City finished the season without a trophy and the sceptics went into the summer proclaiming how they had correctly predicted Guardiola’s failure.
What a difference a year can make.
City’s last-gasp victory against Southampton on the final day of the season rounded off what has been a record-breaking campaign in which Guardiola’s team have swept aside all before them in the Premier League.
The list of achievements is remarkable.
City this season have set new records for most consecutive wins (18), most goals scored (105), most wins (32), most away points won (16), most points (100), the biggest goal difference (+79) and the biggest points gap (19).

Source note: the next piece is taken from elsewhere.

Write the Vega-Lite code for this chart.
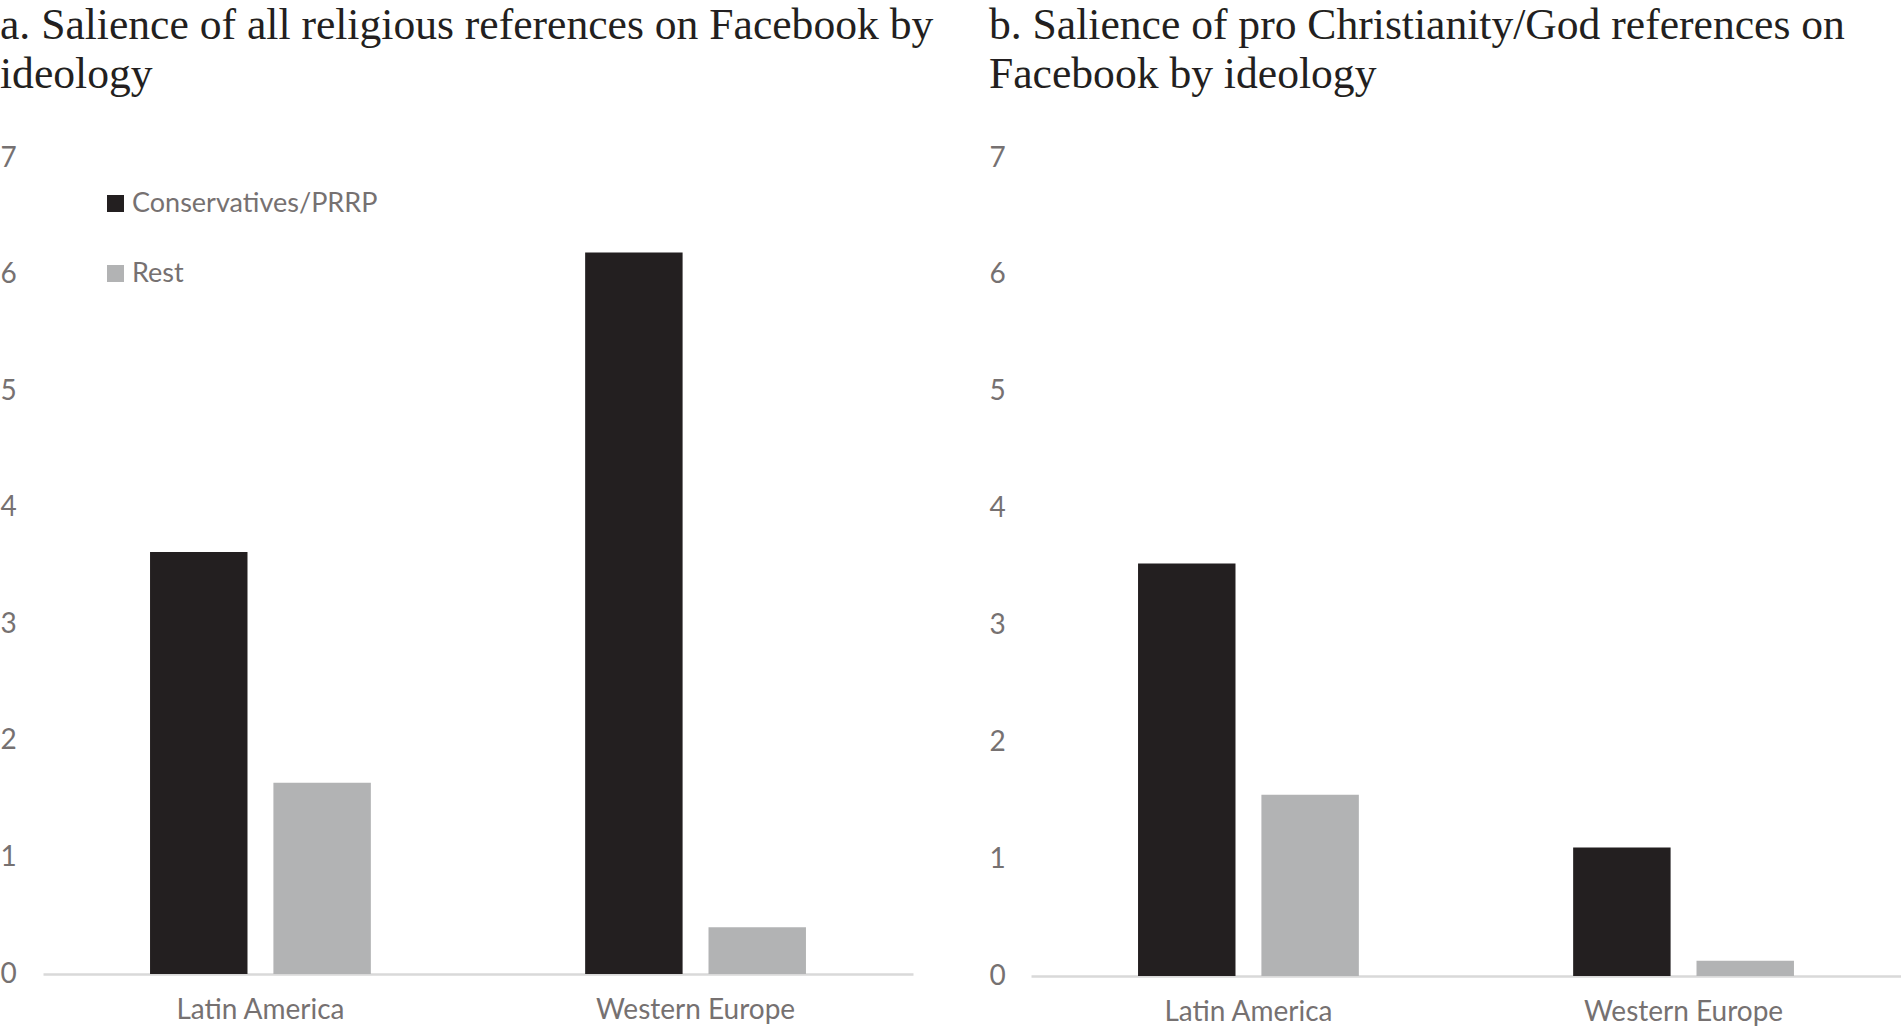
{
  "$schema": "https://vega.github.io/schema/vega-lite/v6.json",
  "background": "white",
  "padding": {"left": 0, "top": 4, "right": 0, "bottom": 0},
  "data": {"values": [
    {"panel": "a", "region": "Latin America", "group": "Conservatives/PRRP", "value": 3.62},
    {"panel": "a", "region": "Latin America", "group": "Rest", "value": 1.64},
    {"panel": "a", "region": "Western Europe", "group": "Conservatives/PRRP", "value": 6.19},
    {"panel": "a", "region": "Western Europe", "group": "Rest", "value": 0.40},
    {"panel": "b", "region": "Latin America", "group": "Conservatives/PRRP", "value": 3.53},
    {"panel": "b", "region": "Latin America", "group": "Rest", "value": 1.55},
    {"panel": "b", "region": "Western Europe", "group": "Conservatives/PRRP", "value": 1.10},
    {"panel": "b", "region": "Western Europe", "group": "Rest", "value": 0.13}
  ]},
  "config": {
    "view": {"stroke": null},
    "font": "Lato",
    "title": {"font": "Liberation Serif", "fontSize": 43.6, "fontWeight": "normal", "color": "#231f20", "anchor": "start", "frame": "bounds", "lineHeight": 49, "offset": 46},
    "axis": {"labelFont": "Lato", "labelFontSize": 28, "labelColor": "#767171", "ticks": false, "grid": false, "labelLimit": 0},
    "legend": {"labelFont": "Lato", "labelFontSize": 27, "labelColor": "#767171", "labelLimit": 0},
    "concat": {"spacing": 55}
  },
  "resolve": {"scale": {"color": "independent"}, "legend": {"color": "independent"}},
  "hconcat": [
    {
      "width": 870,
      "height": 816,
      "title": {"text": ["a. Salience of all religious references on Facebook by", "ideology"]},
      "transform": [{"filter": "datum.panel == 'a'"}],
      "mark": {"type": "bar"},
      "encoding": {
        "x": {"field": "region", "type": "nominal", "sort": ["Latin America", "Western Europe"], "scale": {"paddingInner": 0.4925, "paddingOuter": 0.246}, "axis": {"title": null, "labelAngle": 0, "domainColor": "#d9d9d9", "domainWidth": 2.5, "labelPadding": 22, "labelLimit": 0}},
        "xOffset": {"field": "group", "type": "nominal", "sort": ["Conservatives/PRRP", "Rest"], "scale": {"paddingInner": 0.21, "paddingOuter": 0}},
        "y": {"field": "value", "type": "quantitative", "scale": {"domain": [0, 7], "nice": false}, "axis": {"title": null, "values": [0, 1, 2, 3, 4, 5, 6, 7], "domain": false, "labelAlign": "left", "labelPadding": 43}},
        "color": {"field": "group", "type": "nominal", "sort": ["Conservatives/PRRP", "Rest"], "scale": {"domain": ["Conservatives/PRRP", "Rest"], "range": ["#231f20", "#b2b3b4"]}, "legend": {"title": null, "orient": "none", "legendX": 59, "legendY": 32, "symbolType": "square", "symbolSize": 289, "symbolStrokeWidth": 0, "labelOffset": 3, "rowPadding": 42, "labelLimit": 0}}
      }
    },
    {
      "width": 870,
      "height": 818,
      "title": {"text": ["b. Salience of pro Christianity/God references on", "Facebook by ideology"]},
      "transform": [{"filter": "datum.panel == 'b'"}],
      "mark": {"type": "bar"},
      "encoding": {
        "x": {"field": "region", "type": "nominal", "sort": ["Latin America", "Western Europe"], "scale": {"paddingInner": 0.4925, "paddingOuter": 0.246}, "axis": {"title": null, "labelAngle": 0, "domainColor": "#d9d9d9", "domainWidth": 2.5, "labelPadding": 22, "labelLimit": 0}},
        "xOffset": {"field": "group", "type": "nominal", "sort": ["Conservatives/PRRP", "Rest"], "scale": {"paddingInner": 0.21, "paddingOuter": 0}},
        "y": {"field": "value", "type": "quantitative", "scale": {"domain": [0, 7], "nice": false}, "axis": {"title": null, "values": [0, 1, 2, 3, 4, 5, 6, 7], "domain": false, "labelAlign": "left", "labelPadding": 42}},
        "color": {"field": "group", "type": "nominal", "sort": ["Conservatives/PRRP", "Rest"], "scale": {"domain": ["Conservatives/PRRP", "Rest"], "range": ["#231f20", "#b2b3b4"]}, "legend": null}
      }
    }
  ]
}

Suddenly the sceptics are beginning to look incredibly foolish.
In truth, it is hard to remember a campaign in the modern era where one team has been dominant from start to finish in the way that City have been. Furthermore, not only have the won, but they have won with style.
Guardiola’s playing philosophy has clicked over the last twelve months, undoubtedly aided by effective recruitment during the summer, and the team have played with flair, energy, creativity, pace and innovation.
Opponents, barring perhaps Liverpool, have simply not found any way to combat City’s free-flowing football.
Critics will still point to an early exit in the FA Cup against Wigan Athletic, where City played most of the game with ten men, and defeat in the Champions League to Liverpool, where a poor first half at Anfield effectively ended the tie before it had begun, but the success of Guardiola’s style of play is undoubted.
No one is suggesting that the Spaniard needs to alter his philosophy to meet the demands of the English game anymore.
Instead, it is English football that will need to change in order to meet the challenge of Guardiola’s football revolution.
The concern for other Premier League clubs is that City are threatening to establish themselves as the new dominant force in the domestic game. There is nothing to indicate that Guardiola or the team that he has assembled will be loosening their grip on the Premier League trophy any time soon.
The future is bright. Kevin De Bruyne, Raheem Sterling, Gabriel Jesus, John Stones, Leroy Sane, Benjamin Mendy, Bernardo Silva, Aymeric Laporte and Ederson are all under the age of 26. This is a group of players that is still improving and will be hitting the peak years of their career over the next half-a-decade.
Manchester City’s success this season is just the start of what could turn into a period of unrivaled dominance, further underlining that Guardiola was right not to change his philosophy.